BEGIN
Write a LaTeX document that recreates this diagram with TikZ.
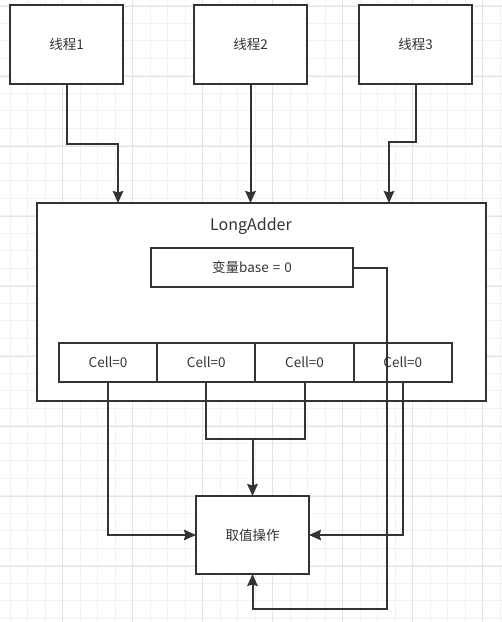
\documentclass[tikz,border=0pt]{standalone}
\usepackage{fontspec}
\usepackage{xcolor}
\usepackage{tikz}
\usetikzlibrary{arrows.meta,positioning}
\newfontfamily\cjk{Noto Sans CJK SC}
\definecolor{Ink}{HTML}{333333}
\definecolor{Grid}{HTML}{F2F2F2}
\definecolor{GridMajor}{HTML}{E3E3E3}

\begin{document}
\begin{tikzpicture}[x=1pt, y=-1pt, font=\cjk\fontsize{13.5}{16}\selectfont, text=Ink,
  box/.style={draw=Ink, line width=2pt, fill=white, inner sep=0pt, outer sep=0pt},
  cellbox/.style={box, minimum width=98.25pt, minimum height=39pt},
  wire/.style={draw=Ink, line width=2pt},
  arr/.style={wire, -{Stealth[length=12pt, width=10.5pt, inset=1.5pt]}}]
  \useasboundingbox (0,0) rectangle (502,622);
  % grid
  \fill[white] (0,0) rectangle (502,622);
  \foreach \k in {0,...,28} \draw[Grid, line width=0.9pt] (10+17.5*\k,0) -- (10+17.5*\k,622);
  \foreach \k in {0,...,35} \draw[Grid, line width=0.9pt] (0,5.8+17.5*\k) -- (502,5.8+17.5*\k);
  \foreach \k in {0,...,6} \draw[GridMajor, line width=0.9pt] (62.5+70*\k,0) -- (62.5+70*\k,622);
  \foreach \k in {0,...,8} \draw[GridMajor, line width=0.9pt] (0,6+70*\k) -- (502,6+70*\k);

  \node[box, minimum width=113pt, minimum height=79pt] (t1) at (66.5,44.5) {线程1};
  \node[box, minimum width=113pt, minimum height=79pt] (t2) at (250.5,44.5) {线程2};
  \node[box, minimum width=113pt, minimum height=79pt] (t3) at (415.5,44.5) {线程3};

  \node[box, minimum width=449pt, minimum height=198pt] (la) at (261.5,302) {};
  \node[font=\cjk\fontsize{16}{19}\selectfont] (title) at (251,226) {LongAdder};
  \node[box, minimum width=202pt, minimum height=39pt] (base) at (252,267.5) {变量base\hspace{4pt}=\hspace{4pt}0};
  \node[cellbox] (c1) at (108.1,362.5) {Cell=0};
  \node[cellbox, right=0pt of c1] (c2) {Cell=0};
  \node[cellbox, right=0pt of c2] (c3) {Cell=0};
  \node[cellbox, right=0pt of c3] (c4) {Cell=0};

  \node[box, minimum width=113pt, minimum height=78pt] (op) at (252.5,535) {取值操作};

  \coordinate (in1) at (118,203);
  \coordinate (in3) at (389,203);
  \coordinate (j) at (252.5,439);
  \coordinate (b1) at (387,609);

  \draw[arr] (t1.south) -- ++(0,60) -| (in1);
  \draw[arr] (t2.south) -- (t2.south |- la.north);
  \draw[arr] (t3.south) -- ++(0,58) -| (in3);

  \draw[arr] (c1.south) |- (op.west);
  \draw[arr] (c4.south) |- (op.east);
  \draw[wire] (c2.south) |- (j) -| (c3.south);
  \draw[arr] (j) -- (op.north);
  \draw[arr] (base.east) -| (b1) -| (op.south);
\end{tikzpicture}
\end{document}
END
WRITTEN EXERCISE:
Quote the data exactly, leaving every image out of the copy.

FINISHED TASK:
Write a LaTeX document that recreates this diagram with TikZ.
\documentclass[tikz,border=0pt]{standalone}
\usepackage{fontspec}
\usepackage{xcolor}
\usepackage{tikz}
\usetikzlibrary{arrows.meta,positioning}
\newfontfamily\cjk{Noto Sans CJK SC}
\definecolor{Ink}{HTML}{333333}
\definecolor{Grid}{HTML}{F2F2F2}
\definecolor{GridMajor}{HTML}{E3E3E3}

\begin{document}
\begin{tikzpicture}[x=1pt, y=-1pt, font=\cjk\fontsize{13.5}{16}\selectfont, text=Ink,
  box/.style={draw=Ink, line width=2pt, fill=white, inner sep=0pt, outer sep=0pt},
  cellbox/.style={box, minimum width=98.25pt, minimum height=39pt},
  wire/.style={draw=Ink, line width=2pt},
  arr/.style={wire, -{Stealth[length=12pt, width=10.5pt, inset=1.5pt]}}]
  \useasboundingbox (0,0) rectangle (502,622);
  % grid
  \fill[white] (0,0) rectangle (502,622);
  \foreach \k in {0,...,28} \draw[Grid, line width=0.9pt] (10+17.5*\k,0) -- (10+17.5*\k,622);
  \foreach \k in {0,...,35} \draw[Grid, line width=0.9pt] (0,5.8+17.5*\k) -- (502,5.8+17.5*\k);
  \foreach \k in {0,...,6} \draw[GridMajor, line width=0.9pt] (62.5+70*\k,0) -- (62.5+70*\k,622);
  \foreach \k in {0,...,8} \draw[GridMajor, line width=0.9pt] (0,6+70*\k) -- (502,6+70*\k);

  \node[box, minimum width=113pt, minimum height=79pt] (t1) at (66.5,44.5) {线程1};
  \node[box, minimum width=113pt, minimum height=79pt] (t2) at (250.5,44.5) {线程2};
  \node[box, minimum width=113pt, minimum height=79pt] (t3) at (415.5,44.5) {线程3};

  \node[box, minimum width=449pt, minimum height=198pt] (la) at (261.5,302) {};
  \node[font=\cjk\fontsize{16}{19}\selectfont] (title) at (251,226) {LongAdder};
  \node[box, minimum width=202pt, minimum height=39pt] (base) at (252,267.5) {变量base\hspace{4pt}=\hspace{4pt}0};
  \node[cellbox] (c1) at (108.1,362.5) {Cell=0};
  \node[cellbox, right=0pt of c1] (c2) {Cell=0};
  \node[cellbox, right=0pt of c2] (c3) {Cell=0};
  \node[cellbox, right=0pt of c3] (c4) {Cell=0};

  \node[box, minimum width=113pt, minimum height=78pt] (op) at (252.5,535) {取值操作};

  \coordinate (in1) at (118,203);
  \coordinate (in3) at (389,203);
  \coordinate (j) at (252.5,439);
  \coordinate (b1) at (387,609);

  \draw[arr] (t1.south) -- ++(0,60) -| (in1);
  \draw[arr] (t2.south) -- (t2.south |- la.north);
  \draw[arr] (t3.south) -- ++(0,58) -| (in3);

  \draw[arr] (c1.south) |- (op.west);
  \draw[arr] (c4.south) |- (op.east);
  \draw[wire] (c2.south) |- (j) -| (c3.south);
  \draw[arr] (j) -- (op.north);
  \draw[arr] (base.east) -| (b1) -| (op.south);
\end{tikzpicture}
\end{document}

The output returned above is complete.